When God says, “I will restore them to their own land which I gave to their fathers” (Jer 16:15), He is alluding to the promise He made to Abraham, Isaac, and Jacob to give the land as an everlasting possession (Gen 17:8). The land promised by the prophets doesn’t just happen to be the same land promised to Abraham, as if it were some kind of amazing coincidence, but rather these promises are a reiteration and continuation of the promise made to Abraham.
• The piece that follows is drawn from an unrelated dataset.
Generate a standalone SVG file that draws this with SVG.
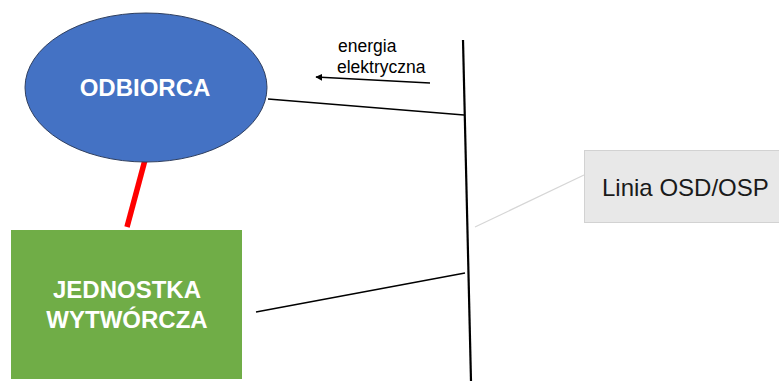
<svg xmlns="http://www.w3.org/2000/svg" width="779" height="381" viewBox="0 0 779 381">
  <defs>
    <marker id="arrowhead" viewBox="0 0 10 10" refX="9" refY="5" markerWidth="7" markerHeight="7" orient="auto-start-reverse" markerUnits="userSpaceOnUse">
      <path d="M0,0 L10,5 L0,10 z" fill="#000"/>
    </marker>
  </defs>
  <style>
    .node-label { font-family: "Liberation Sans", Arial, sans-serif; font-weight: bold; font-size: 24px; fill: #ffffff; text-anchor: middle; }
    .note { font-family: "Liberation Sans", Arial, sans-serif; font-size: 17.5px; fill: #000; }
    .wire { stroke: #000; stroke-width: 1.3; fill: none; }
  </style>
  <rect width="779" height="381" fill="#ffffff"/>

  <g id="connectors">
    <!-- main grid line -->
    <line x1="463" y1="40" x2="471" y2="381" stroke="#000" stroke-width="2.2"/>
    <!-- consumer tie -->
    <line class="wire" x1="268" y1="99" x2="464" y2="115"/>
    <!-- generator tie -->
    <line class="wire" x1="256" y1="312" x2="465" y2="273"/>
    <!-- consumer to generator link -->
    <line x1="145" y1="160" x2="127" y2="227" stroke="#ff0000" stroke-width="5.5"/>
    <!-- energy flow arrow -->
    <line x1="430" y1="83" x2="316" y2="77" stroke="#000" stroke-width="1.3" marker-end="url(#arrowhead)"/>
    <!-- callout leader -->
    <line x1="475" y1="227" x2="584" y2="175" stroke="#d6d6d6" stroke-width="1.2"/>
  </g>

  <g id="odbiorca">
    <ellipse cx="146" cy="87.5" rx="121" ry="74.5" fill="#4472c4" stroke="#2f3f5f" stroke-width="1"/>
    <text class="node-label" x="145" y="96">ODBIORCA</text>
  </g>

  <g id="jednostka">
    <rect x="11" y="230" width="231" height="149" fill="#70ad47"/>
    <text class="node-label" x="127" y="298">JEDNOSTKA</text>
    <text class="node-label" x="127" y="328">WYTWÓRCZA</text>
  </g>

  <g id="energia-label">
    <text class="note" x="338" y="52">energia</text>
    <text class="note" x="337" y="73">elektryczna</text>
  </g>

  <g id="linia-callout">
    <rect x="584.5" y="150.5" width="200" height="72" fill="#e8e8e8" stroke="#d2d2d2" stroke-width="1"/>
    <text x="602" y="196" font-family="'Liberation Sans', Arial, sans-serif" font-size="24" fill="#1a1a1a">Linia OSD/OSP</text>
  </g>
</svg>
Frankly, when people use Joshua 21:43-45 as a proof-text to say that God will not restore the nation of Israel to the promised land, it makes me wonder how they interpret Deuteronomy 30:1-10. In this passage, God says that one day after Israel is dispersed, He will bring her back into the very same land from which she was dispersed. Which land is that, and if the restoration to this land is not future, when did it happen?